Requirements
Keep the images out and copy every entry below exactly.

Given entries
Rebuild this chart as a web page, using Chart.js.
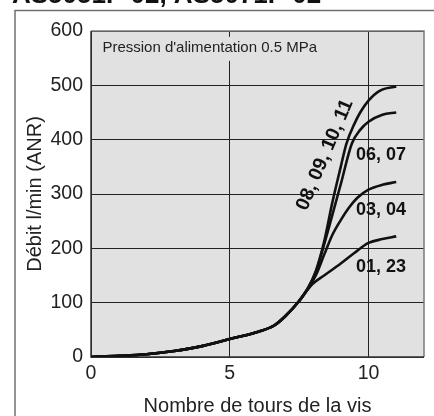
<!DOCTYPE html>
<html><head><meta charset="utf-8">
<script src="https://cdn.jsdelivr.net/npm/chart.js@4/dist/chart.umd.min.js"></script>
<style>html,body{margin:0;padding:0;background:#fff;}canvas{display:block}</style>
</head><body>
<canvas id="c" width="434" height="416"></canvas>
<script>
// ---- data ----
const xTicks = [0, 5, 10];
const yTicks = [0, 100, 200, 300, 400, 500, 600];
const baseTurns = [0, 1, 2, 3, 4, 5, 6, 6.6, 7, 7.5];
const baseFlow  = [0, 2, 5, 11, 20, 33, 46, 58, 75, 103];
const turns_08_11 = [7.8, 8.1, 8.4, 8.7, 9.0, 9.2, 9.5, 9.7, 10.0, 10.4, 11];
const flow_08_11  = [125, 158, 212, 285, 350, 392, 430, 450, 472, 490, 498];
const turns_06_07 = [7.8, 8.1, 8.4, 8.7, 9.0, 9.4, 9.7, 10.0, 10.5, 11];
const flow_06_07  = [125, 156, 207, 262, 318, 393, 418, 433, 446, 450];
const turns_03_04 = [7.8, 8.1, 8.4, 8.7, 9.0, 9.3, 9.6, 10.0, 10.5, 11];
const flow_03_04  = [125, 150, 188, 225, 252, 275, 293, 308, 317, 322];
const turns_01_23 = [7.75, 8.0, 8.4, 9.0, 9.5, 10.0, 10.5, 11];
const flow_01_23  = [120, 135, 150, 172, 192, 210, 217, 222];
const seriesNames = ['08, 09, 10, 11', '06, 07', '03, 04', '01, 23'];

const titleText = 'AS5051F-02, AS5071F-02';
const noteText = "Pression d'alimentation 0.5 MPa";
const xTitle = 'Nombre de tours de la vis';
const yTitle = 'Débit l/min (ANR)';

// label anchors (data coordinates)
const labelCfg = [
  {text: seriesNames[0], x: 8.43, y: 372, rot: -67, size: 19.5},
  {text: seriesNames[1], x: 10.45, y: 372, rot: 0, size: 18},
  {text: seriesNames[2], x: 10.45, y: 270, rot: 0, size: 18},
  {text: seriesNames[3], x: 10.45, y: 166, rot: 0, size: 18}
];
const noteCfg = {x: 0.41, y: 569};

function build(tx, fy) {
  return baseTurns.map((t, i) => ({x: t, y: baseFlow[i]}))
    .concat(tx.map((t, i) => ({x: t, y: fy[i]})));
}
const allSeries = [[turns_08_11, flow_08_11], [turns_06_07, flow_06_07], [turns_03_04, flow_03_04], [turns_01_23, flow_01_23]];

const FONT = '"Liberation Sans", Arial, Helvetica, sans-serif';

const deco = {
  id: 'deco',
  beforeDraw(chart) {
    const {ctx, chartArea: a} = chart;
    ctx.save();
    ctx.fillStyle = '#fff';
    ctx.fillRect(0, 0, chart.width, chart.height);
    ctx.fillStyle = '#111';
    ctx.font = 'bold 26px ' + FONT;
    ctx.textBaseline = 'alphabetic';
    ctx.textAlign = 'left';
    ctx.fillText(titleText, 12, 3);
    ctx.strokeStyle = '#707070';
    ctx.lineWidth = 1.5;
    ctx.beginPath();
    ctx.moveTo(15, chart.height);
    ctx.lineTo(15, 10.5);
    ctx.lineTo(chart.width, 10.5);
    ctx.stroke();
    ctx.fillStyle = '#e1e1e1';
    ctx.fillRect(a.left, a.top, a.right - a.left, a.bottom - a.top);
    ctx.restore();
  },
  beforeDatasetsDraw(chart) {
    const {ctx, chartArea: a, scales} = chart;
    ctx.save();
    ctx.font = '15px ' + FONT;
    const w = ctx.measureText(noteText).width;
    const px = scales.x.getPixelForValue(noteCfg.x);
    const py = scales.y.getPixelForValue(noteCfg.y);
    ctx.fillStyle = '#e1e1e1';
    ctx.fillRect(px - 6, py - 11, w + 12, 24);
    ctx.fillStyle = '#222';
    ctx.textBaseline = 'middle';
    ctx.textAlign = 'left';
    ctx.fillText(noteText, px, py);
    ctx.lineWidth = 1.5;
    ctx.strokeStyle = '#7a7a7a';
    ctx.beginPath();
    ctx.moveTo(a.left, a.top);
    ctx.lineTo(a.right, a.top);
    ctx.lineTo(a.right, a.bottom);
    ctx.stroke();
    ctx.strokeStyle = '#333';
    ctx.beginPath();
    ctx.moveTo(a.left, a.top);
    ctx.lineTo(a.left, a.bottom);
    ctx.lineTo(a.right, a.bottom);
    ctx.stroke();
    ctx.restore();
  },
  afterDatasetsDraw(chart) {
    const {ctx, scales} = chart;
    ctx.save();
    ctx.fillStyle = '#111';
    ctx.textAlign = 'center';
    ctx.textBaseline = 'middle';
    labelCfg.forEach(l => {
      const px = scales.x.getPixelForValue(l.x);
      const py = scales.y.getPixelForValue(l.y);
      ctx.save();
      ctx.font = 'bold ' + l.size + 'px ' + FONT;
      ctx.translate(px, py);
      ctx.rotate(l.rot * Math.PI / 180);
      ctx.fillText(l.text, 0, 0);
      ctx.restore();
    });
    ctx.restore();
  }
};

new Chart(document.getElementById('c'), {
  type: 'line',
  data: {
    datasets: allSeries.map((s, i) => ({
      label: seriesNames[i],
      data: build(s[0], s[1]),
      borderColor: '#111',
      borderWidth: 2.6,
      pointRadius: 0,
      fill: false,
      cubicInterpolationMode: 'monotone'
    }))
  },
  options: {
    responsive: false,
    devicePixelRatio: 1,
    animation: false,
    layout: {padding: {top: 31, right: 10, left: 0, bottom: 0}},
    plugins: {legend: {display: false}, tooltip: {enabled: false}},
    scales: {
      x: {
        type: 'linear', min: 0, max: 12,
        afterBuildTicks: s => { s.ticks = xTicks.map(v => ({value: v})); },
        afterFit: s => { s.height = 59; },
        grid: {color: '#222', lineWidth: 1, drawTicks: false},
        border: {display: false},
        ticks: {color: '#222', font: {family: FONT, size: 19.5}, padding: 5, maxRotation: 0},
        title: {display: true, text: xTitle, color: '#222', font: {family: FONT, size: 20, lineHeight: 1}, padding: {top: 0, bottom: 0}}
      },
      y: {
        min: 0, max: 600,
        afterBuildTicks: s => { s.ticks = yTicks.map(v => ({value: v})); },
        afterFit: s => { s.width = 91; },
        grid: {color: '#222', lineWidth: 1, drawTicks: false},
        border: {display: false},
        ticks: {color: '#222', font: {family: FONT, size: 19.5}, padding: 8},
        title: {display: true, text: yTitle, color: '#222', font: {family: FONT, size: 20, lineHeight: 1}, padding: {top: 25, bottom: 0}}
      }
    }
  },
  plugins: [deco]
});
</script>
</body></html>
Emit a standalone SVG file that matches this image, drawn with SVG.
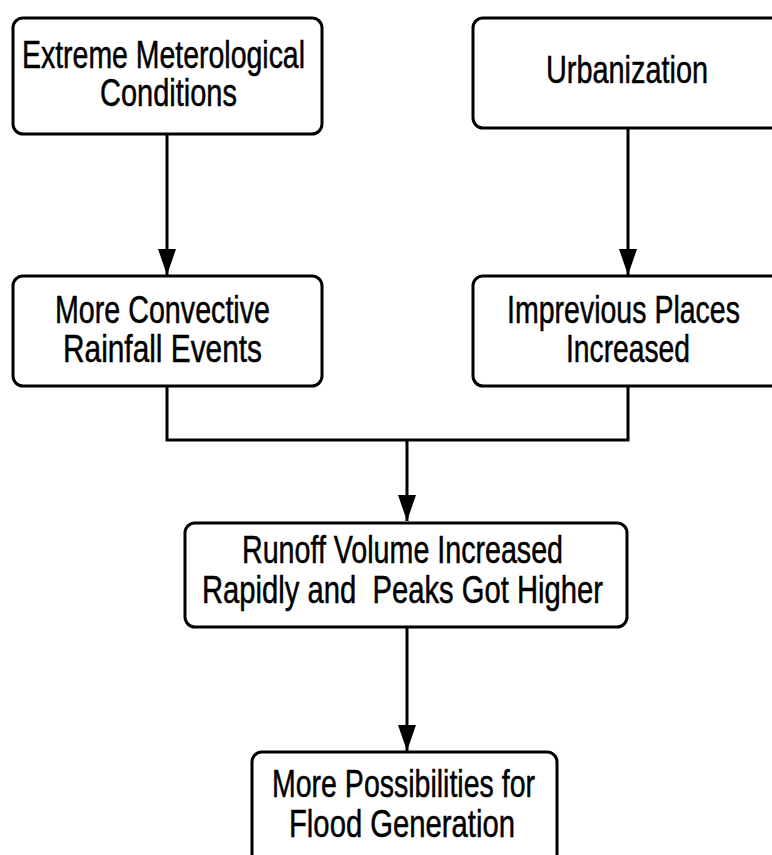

Solution for this problem
Rebuild this chart as a web page, using Chart.js.
<!DOCTYPE html>
<html><head><meta charset="utf-8">
<script src="https://cdn.jsdelivr.net/npm/chart.js@4/dist/chart.umd.min.js"></script>
<style>html,body{margin:0;padding:0;background:#fff;}canvas{display:block}</style>
</head><body>
<canvas id="c" width="434" height="416"></canvas>
<script>
// ---- data ----
const xTicks = [0, 5, 10];
const yTicks = [0, 100, 200, 300, 400, 500, 600];
const baseTurns = [0, 1, 2, 3, 4, 5, 6, 6.6, 7, 7.5];
const baseFlow  = [0, 2, 5, 11, 20, 33, 46, 58, 75, 103];
const turns_08_11 = [7.8, 8.1, 8.4, 8.7, 9.0, 9.2, 9.5, 9.7, 10.0, 10.4, 11];
const flow_08_11  = [125, 158, 212, 285, 350, 392, 430, 450, 472, 490, 498];
const turns_06_07 = [7.8, 8.1, 8.4, 8.7, 9.0, 9.4, 9.7, 10.0, 10.5, 11];
const flow_06_07  = [125, 156, 207, 262, 318, 393, 418, 433, 446, 450];
const turns_03_04 = [7.8, 8.1, 8.4, 8.7, 9.0, 9.3, 9.6, 10.0, 10.5, 11];
const flow_03_04  = [125, 150, 188, 225, 252, 275, 293, 308, 317, 322];
const turns_01_23 = [7.75, 8.0, 8.4, 9.0, 9.5, 10.0, 10.5, 11];
const flow_01_23  = [120, 135, 150, 172, 192, 210, 217, 222];
const seriesNames = ['08, 09, 10, 11', '06, 07', '03, 04', '01, 23'];

const titleText = 'AS5051F-02, AS5071F-02';
const noteText = "Pression d'alimentation 0.5 MPa";
const xTitle = 'Nombre de tours de la vis';
const yTitle = 'Débit l/min (ANR)';

// label anchors (data coordinates)
const labelCfg = [
  {text: seriesNames[0], x: 8.43, y: 372, rot: -67, size: 19.5},
  {text: seriesNames[1], x: 10.45, y: 372, rot: 0, size: 18},
  {text: seriesNames[2], x: 10.45, y: 270, rot: 0, size: 18},
  {text: seriesNames[3], x: 10.45, y: 166, rot: 0, size: 18}
];
const noteCfg = {x: 0.41, y: 569};

function build(tx, fy) {
  return baseTurns.map((t, i) => ({x: t, y: baseFlow[i]}))
    .concat(tx.map((t, i) => ({x: t, y: fy[i]})));
}
const allSeries = [[turns_08_11, flow_08_11], [turns_06_07, flow_06_07], [turns_03_04, flow_03_04], [turns_01_23, flow_01_23]];

const FONT = '"Liberation Sans", Arial, Helvetica, sans-serif';

const deco = {
  id: 'deco',
  beforeDraw(chart) {
    const {ctx, chartArea: a} = chart;
    ctx.save();
    ctx.fillStyle = '#fff';
    ctx.fillRect(0, 0, chart.width, chart.height);
    ctx.fillStyle = '#111';
    ctx.font = 'bold 26px ' + FONT;
    ctx.textBaseline = 'alphabetic';
    ctx.textAlign = 'left';
    ctx.fillText(titleText, 12, 3);
    ctx.strokeStyle = '#707070';
    ctx.lineWidth = 1.5;
    ctx.beginPath();
    ctx.moveTo(15, chart.height);
    ctx.lineTo(15, 10.5);
    ctx.lineTo(chart.width, 10.5);
    ctx.stroke();
    ctx.fillStyle = '#e1e1e1';
    ctx.fillRect(a.left, a.top, a.right - a.left, a.bottom - a.top);
    ctx.restore();
  },
  beforeDatasetsDraw(chart) {
    const {ctx, chartArea: a, scales} = chart;
    ctx.save();
    ctx.font = '15px ' + FONT;
    const w = ctx.measureText(noteText).width;
    const px = scales.x.getPixelForValue(noteCfg.x);
    const py = scales.y.getPixelForValue(noteCfg.y);
    ctx.fillStyle = '#e1e1e1';
    ctx.fillRect(px - 6, py - 11, w + 12, 24);
    ctx.fillStyle = '#222';
    ctx.textBaseline = 'middle';
    ctx.textAlign = 'left';
    ctx.fillText(noteText, px, py);
    ctx.lineWidth = 1.5;
    ctx.strokeStyle = '#7a7a7a';
    ctx.beginPath();
    ctx.moveTo(a.left, a.top);
    ctx.lineTo(a.right, a.top);
    ctx.lineTo(a.right, a.bottom);
    ctx.stroke();
    ctx.strokeStyle = '#333';
    ctx.beginPath();
    ctx.moveTo(a.left, a.top);
    ctx.lineTo(a.left, a.bottom);
    ctx.lineTo(a.right, a.bottom);
    ctx.stroke();
    ctx.restore();
  },
  afterDatasetsDraw(chart) {
    const {ctx, scales} = chart;
    ctx.save();
    ctx.fillStyle = '#111';
    ctx.textAlign = 'center';
    ctx.textBaseline = 'middle';
    labelCfg.forEach(l => {
      const px = scales.x.getPixelForValue(l.x);
      const py = scales.y.getPixelForValue(l.y);
      ctx.save();
      ctx.font = 'bold ' + l.size + 'px ' + FONT;
      ctx.translate(px, py);
      ctx.rotate(l.rot * Math.PI / 180);
      ctx.fillText(l.text, 0, 0);
      ctx.restore();
    });
    ctx.restore();
  }
};

new Chart(document.getElementById('c'), {
  type: 'line',
  data: {
    datasets: allSeries.map((s, i) => ({
      label: seriesNames[i],
      data: build(s[0], s[1]),
      borderColor: '#111',
      borderWidth: 2.6,
      pointRadius: 0,
      fill: false,
      cubicInterpolationMode: 'monotone'
    }))
  },
  options: {
    responsive: false,
    devicePixelRatio: 1,
    animation: false,
    layout: {padding: {top: 31, right: 10, left: 0, bottom: 0}},
    plugins: {legend: {display: false}, tooltip: {enabled: false}},
    scales: {
      x: {
        type: 'linear', min: 0, max: 12,
        afterBuildTicks: s => { s.ticks = xTicks.map(v => ({value: v})); },
        afterFit: s => { s.height = 59; },
        grid: {color: '#222', lineWidth: 1, drawTicks: false},
        border: {display: false},
        ticks: {color: '#222', font: {family: FONT, size: 19.5}, padding: 5, maxRotation: 0},
        title: {display: true, text: xTitle, color: '#222', font: {family: FONT, size: 20, lineHeight: 1}, padding: {top: 0, bottom: 0}}
      },
      y: {
        min: 0, max: 600,
        afterBuildTicks: s => { s.ticks = yTicks.map(v => ({value: v})); },
        afterFit: s => { s.width = 91; },
        grid: {color: '#222', lineWidth: 1, drawTicks: false},
        border: {display: false},
        ticks: {color: '#222', font: {family: FONT, size: 19.5}, padding: 8},
        title: {display: true, text: yTitle, color: '#222', font: {family: FONT, size: 20, lineHeight: 1}, padding: {top: 25, bottom: 0}}
      }
    }
  },
  plugins: [deco]
});
</script>
</body></html>
Emit a standalone SVG file that matches this image, drawn with SVG.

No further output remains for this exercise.